Stopping robo-debt notices is a workers' rights issue

February 3, 2017
Issue 
An AUWU protest in Melbourne. Photo: Nick Fredman

The government has not made a mistake with the Centrelink robo-debt notices. It knows it is sending out incorrect notices.

Centrelink staff warned management the notices would be wrong and the new debt recovery system would incorrectly claim overpayments.

But management carried on with the system, regardless of the advice from staff. It had its marching orders from their political bosses in Canberra. Shockingly, management even instructed staff to not fix obvious errors in debt notices, unless the person complained.

Up to 90% of the debt notices are incorrect. The government does not care that it is billing people for debts they do not owe. This is because the new Centrelink debt system is ideological. The government is trying to dismantle our social security system by cutting public services.

Over the past five years, more than 5000 Centrelink staff has been sacked. The result is that Centrelink is unable to keep up with the rising demand for its services. Last year, 36 million calls to Centrelink went unanswered.

The government has an ulterior motive in sacking staff.
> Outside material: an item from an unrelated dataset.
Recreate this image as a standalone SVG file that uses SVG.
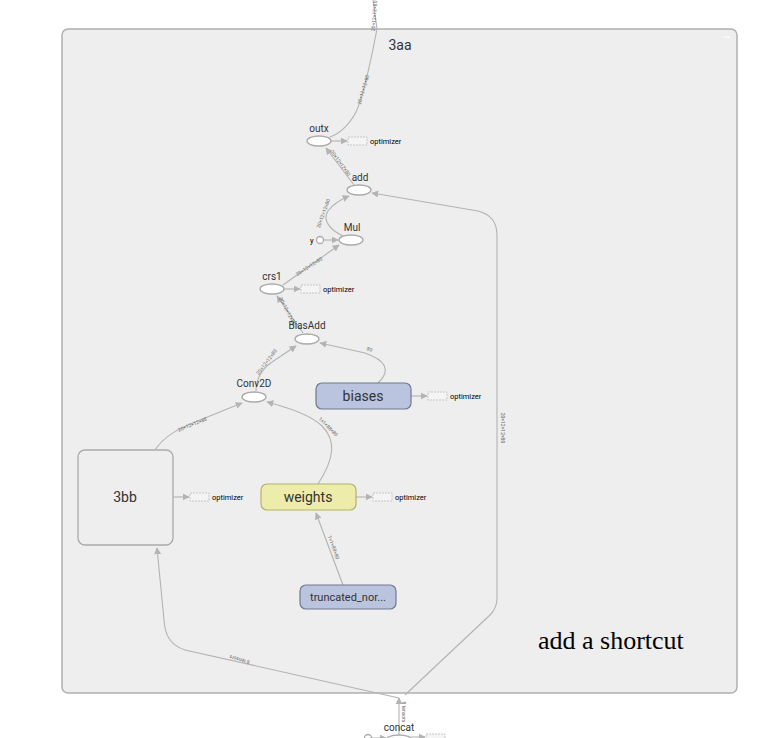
<svg xmlns="http://www.w3.org/2000/svg" width="774" height="738" viewBox="0 0 774 738">
<style>
.lbl{font-family:Roboto,"Liberation Sans",sans-serif;fill:#333;font-size:10px;text-anchor:middle}
.big{font-family:Roboto,"Liberation Sans",sans-serif;fill:#333;font-size:14px;text-anchor:middle}
.opt{font-family:Roboto,"Liberation Sans",sans-serif;fill:#000;font-size:7.5px}
.el{font-family:Roboto,"Liberation Sans",sans-serif;fill:#666;font-size:5px;text-anchor:middle}
.op{fill:#fff;stroke:#aaa;stroke-width:1.3}
.dash{fill:#f4f4f4;stroke:#bbb;stroke-width:0.8;stroke-dasharray:2,1}
.edge{fill:none;stroke:#b3b3b3;stroke-width:1.1}
.ar{marker-end:url(#arr)}
</style>
<defs>
<marker id="arr" viewBox="0 0 10 10" refX="9" refY="5" markerWidth="7" markerHeight="7" markerUnits="userSpaceOnUse" orient="auto">
<path d="M0,0 L10,5 L0,10 Z" fill="#b3b3b3"/>
</marker>
</defs>
<rect width="774" height="738" fill="#fff"/>
<g id="container">
<rect x="62" y="29" width="675" height="664" rx="6" fill="#eeeeee" stroke="#b0b0b0" stroke-width="1.5"/>
<line x1="724" y1="37" x2="730" y2="37" stroke="#fff" stroke-width="1"/>
<text class="big" x="400" y="50">3aa</text>
</g>
<g id="edges">
<path class="edge" d="M373,0 L377,29 C372,55 364,95 356,112 C348,127 338,134 330,137"/>
<path class="edge ar" d="M354,185 L326,148"/>
<path class="edge ar" d="M343,236 C330,230 322,220 328,211 C333,204 342,199 349,196"/>
<path class="edge ar" d="M405,695 L490,615 C495,610 497,605 497,598 L497,235 C497,222 490,214 478,211 L372,193"/>
<path class="edge ar" d="M324,240 L338,240"/>
<path class="edge ar" d="M283,285 L339,245"/>
<path class="edge ar" d="M303,333 L277,296"/>
<path class="edge ar" d="M256,391 C256,378 262,368 275,360 L296,346"/>
<path class="edge ar" d="M378,383 C392,370 385,360 365,353 L320,343"/>
<path class="edge ar" d="M155,450 C165,435 180,428 200,420 L242,403"/>
<path class="edge ar" d="M318,484 C335,458 336,440 322,426 C311,415 290,408 267,402"/>
<path class="edge ar" d="M343,585 L316,513"/>
<path class="edge ar" d="M399,698 L185,650 C170,645 165,635 164,620 L157,548"/>
<path class="edge ar" d="M399,738 L399,698"/>
<path class="edge ar" d="M331,141 L347,141"/>
<path class="edge ar" d="M284,289 L300,289"/>
<path class="edge ar" d="M411,396 L427,396"/>
<path class="edge ar" d="M173,497 L189,497"/>
<path class="edge ar" d="M356,497 L372,497"/>
<path class="edge ar" d="M411,737 L425,737"/>
<path class="edge ar" d="M372,738 L386,738"/>
<text class="el" transform="translate(376,16) rotate(-85)">20×12×12×80</text>
<text class="el" transform="translate(365,90) rotate(-74)">20×12×12×80</text>
<text class="el" transform="translate(339,164) rotate(54)">20×12×12×80</text>
<text class="el" transform="translate(325,214) rotate(-70)">20×12×12×80</text>
<text class="el" transform="translate(310,268) rotate(-33)">20×12×12×80</text>
<text class="el" transform="translate(286,312) rotate(62)">20×12×12×80</text>
<text class="el" transform="translate(268,363) rotate(-53)">20×12×12×80</text>
<text class="el" transform="translate(193,426) rotate(-22)">20×12×12×88</text>
<text class="el" transform="translate(327,428) rotate(45)">1×1×88×80</text>
<text class="el" transform="translate(332,548) rotate(70)">1×1×88×80</text>
<text class="el" transform="translate(369,351) rotate(20)">80</text>
<text class="el" transform="translate(501,428) rotate(90)">20×12×12×80</text>
<text class="el" transform="translate(240,658) rotate(196)">8 tensors</text>
<text class="el" transform="translate(402,712) rotate(90)">8 tensors</text>
</g>
<g id="outx">
<ellipse class="op" cx="319" cy="141" rx="12" ry="5"/>
<text class="lbl" x="319" y="132">outx</text>
<rect class="dash" x="348" y="137" width="19" height="8"/>
<text class="opt" x="370" y="144">optimizer</text>
</g>
<g id="add">
<ellipse class="op" cx="359" cy="190" rx="12" ry="5"/>
<text class="lbl" x="360" y="181">add</text>
</g>
<g id="Mul">
<ellipse class="op" cx="351" cy="240" rx="12" ry="5"/>
<text class="lbl" x="352" y="231">Mul</text>
<circle class="op" cx="320" cy="240" r="3.5"/>
<text class="opt" x="310" y="243">y</text>
</g>
<g id="crs1">
<ellipse class="op" cx="272" cy="289" rx="12" ry="5"/>
<text class="lbl" x="272" y="280">crs1</text>
<rect class="dash" x="301" y="285" width="19" height="8"/>
<text class="opt" x="323" y="292">optimizer</text>
</g>
<g id="BiasAdd">
<ellipse class="op" cx="307" cy="339" rx="12" ry="5"/>
<text class="lbl" x="307" y="329">BiasAdd</text>
</g>
<g id="Conv2D">
<ellipse class="op" cx="254" cy="397" rx="12" ry="5"/>
<text class="lbl" x="254" y="387">Conv2D</text>
</g>
<g id="biases">
<rect x="316" y="383" width="95" height="26" rx="6" fill="#bbc4de" stroke="#6f7890" stroke-width="1.2"/>
<text class="big" x="363" y="401">biases</text>
<rect class="dash" x="428" y="392" width="19" height="8"/>
<text class="opt" x="450" y="399">optimizer</text>
</g>
<g id="3bb">
<rect x="78" y="450" width="95" height="95" rx="7" fill="#eeeeee" stroke="#aaa" stroke-width="1.3"/>
<text class="big" x="125" y="502">3bb</text>
<rect class="dash" x="190" y="493" width="19" height="8"/>
<text class="opt" x="212" y="500">optimizer</text>
</g>
<g id="weights">
<rect x="261" y="484" width="95" height="26" rx="6" fill="#edecaa" stroke="#b3b26c" stroke-width="1.2"/>
<text class="big" x="308" y="502">weights</text>
<rect class="dash" x="373" y="493" width="19" height="8"/>
<text class="opt" x="395" y="500">optimizer</text>
</g>
<g id="truncated_normal">
<rect x="300" y="585" width="96" height="24" rx="6" fill="#bbc4de" stroke="#6f7890" stroke-width="1.2"/>
<text class="lbl" x="348" y="601" style="font-size:11px">truncated_nor...</text>
</g>
<g id="concat">
<ellipse class="op" cx="399" cy="740" rx="13" ry="5"/>
<text class="lbl" x="399" y="731">concat</text>
<circle class="op" cx="368" cy="738" r="3.5"/>
<rect class="dash" x="426" y="734" width="19" height="8"/>
</g>
<text x="538" y="649" font-family="'Liberation Serif',serif" font-size="26" fill="#000">add a shortcut</text>
</svg>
It wants to make dealing with Centrelink so difficult that people would prefer to get any job, even if it is on the minimum wage, rather than have to deal with Centrelink.
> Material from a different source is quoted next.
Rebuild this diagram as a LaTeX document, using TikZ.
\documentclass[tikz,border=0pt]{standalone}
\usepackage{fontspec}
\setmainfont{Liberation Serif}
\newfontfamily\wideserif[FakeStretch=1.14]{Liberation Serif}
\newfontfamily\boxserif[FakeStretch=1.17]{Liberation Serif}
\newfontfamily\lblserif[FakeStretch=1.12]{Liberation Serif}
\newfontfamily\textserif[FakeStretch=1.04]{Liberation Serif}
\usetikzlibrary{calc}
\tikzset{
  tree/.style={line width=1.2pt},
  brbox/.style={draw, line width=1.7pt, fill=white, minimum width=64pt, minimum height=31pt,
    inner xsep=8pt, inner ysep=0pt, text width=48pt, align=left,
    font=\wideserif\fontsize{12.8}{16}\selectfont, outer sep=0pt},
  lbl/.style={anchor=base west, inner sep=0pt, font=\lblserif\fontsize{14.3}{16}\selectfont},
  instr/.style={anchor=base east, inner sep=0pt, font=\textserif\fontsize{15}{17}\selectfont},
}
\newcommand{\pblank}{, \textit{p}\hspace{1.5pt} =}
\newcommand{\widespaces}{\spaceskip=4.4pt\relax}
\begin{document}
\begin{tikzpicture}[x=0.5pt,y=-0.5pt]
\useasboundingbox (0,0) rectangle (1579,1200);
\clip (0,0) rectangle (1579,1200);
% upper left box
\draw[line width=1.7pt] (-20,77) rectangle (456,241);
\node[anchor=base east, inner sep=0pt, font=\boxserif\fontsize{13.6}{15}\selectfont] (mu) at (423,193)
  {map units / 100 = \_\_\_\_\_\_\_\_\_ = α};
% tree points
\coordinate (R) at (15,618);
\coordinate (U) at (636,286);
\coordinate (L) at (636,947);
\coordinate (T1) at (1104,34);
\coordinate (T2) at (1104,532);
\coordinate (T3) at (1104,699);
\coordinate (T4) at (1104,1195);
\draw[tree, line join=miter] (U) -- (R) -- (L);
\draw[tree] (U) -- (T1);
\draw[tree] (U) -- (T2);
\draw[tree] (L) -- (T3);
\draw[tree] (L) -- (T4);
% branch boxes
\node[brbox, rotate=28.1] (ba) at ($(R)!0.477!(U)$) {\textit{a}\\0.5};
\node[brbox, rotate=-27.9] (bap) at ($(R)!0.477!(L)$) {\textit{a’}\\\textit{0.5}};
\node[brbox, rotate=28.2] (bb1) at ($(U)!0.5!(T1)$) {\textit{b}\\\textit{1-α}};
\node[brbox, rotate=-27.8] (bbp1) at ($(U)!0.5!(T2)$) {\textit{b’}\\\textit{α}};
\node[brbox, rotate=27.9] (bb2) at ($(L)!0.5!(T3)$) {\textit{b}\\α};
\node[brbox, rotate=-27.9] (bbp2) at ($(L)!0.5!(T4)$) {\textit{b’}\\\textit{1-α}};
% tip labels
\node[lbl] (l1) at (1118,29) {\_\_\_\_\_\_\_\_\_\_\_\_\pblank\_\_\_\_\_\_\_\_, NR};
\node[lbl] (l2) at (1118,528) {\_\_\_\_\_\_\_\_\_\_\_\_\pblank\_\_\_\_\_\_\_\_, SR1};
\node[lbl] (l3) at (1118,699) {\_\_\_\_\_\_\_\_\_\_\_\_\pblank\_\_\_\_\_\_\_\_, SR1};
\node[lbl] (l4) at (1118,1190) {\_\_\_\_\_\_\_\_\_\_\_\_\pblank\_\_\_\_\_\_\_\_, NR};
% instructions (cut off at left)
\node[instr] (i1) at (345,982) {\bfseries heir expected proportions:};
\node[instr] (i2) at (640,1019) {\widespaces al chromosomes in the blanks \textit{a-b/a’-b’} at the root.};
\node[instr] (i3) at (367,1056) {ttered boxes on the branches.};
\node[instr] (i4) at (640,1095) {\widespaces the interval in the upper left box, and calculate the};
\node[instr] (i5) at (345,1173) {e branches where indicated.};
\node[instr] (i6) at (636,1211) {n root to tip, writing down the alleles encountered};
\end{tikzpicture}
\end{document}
There has always been a super-exploited group of workers who work below the minimum wage or just on the minimum wage, and in dangerous workplaces. The government wants to expand this super-exploited workforce to make it harder for unions to maintain decent wages and conditions.

The government is hoping it can get away with this massive attack because it has so demonised the unemployed. The corporate media is hunting for people on Centrelink who they describe as “dole bludgers” to smear who has ever received Centrelink payments.

In reality, about 92% of people will need to receive Centrelink payments at some stage of their life. This is what we pay our taxes for, so that when we lose a job, are old or sick there is a social security safety net.

The government is hoping that people do not join the dots — factories and offices closing down and computer technology replacing jobs equals the need to access Newstart. There is a fine line between having a good job and suddenly having a car accident so you cannot work, or suddenly having your employer close down and becoming unemployed.

Abolishing Centrelink’s robo-debt recovery system and treating people on Centrelink fairly is a workers’ rights issue.

The government and its friends in the media are trying to get people to compartmentalise — sympathising with workers losing their jobs over there, but presuming that all Centrelink recipients over here are “bludgers living on your taxes”. The reality is they are the same people.

The government is relying on the fact that enough people have been in full-time work for so long they do not know how difficult it is now to deal with Centrelink now.

This Centrelink debt scam has hit people so broadly that it is an opportunity to unite and fight back against the dismantling of the social security system and to abolish the debt recovery system.

We are all in this together: young and old, working and not working, women and men, single parents and couples, Aboriginal and non-Aboriginal and Muslim and non-Muslim. We need to unite and fight to make sure the government does not get away with stripping away our rights.

[This is taken from a speech Socialist Alliance Moreland City Councillor Sue Bolton gave to a protest against robo-debts in Melbourne organised by the Australian Unemployed Workers Union on January 31.]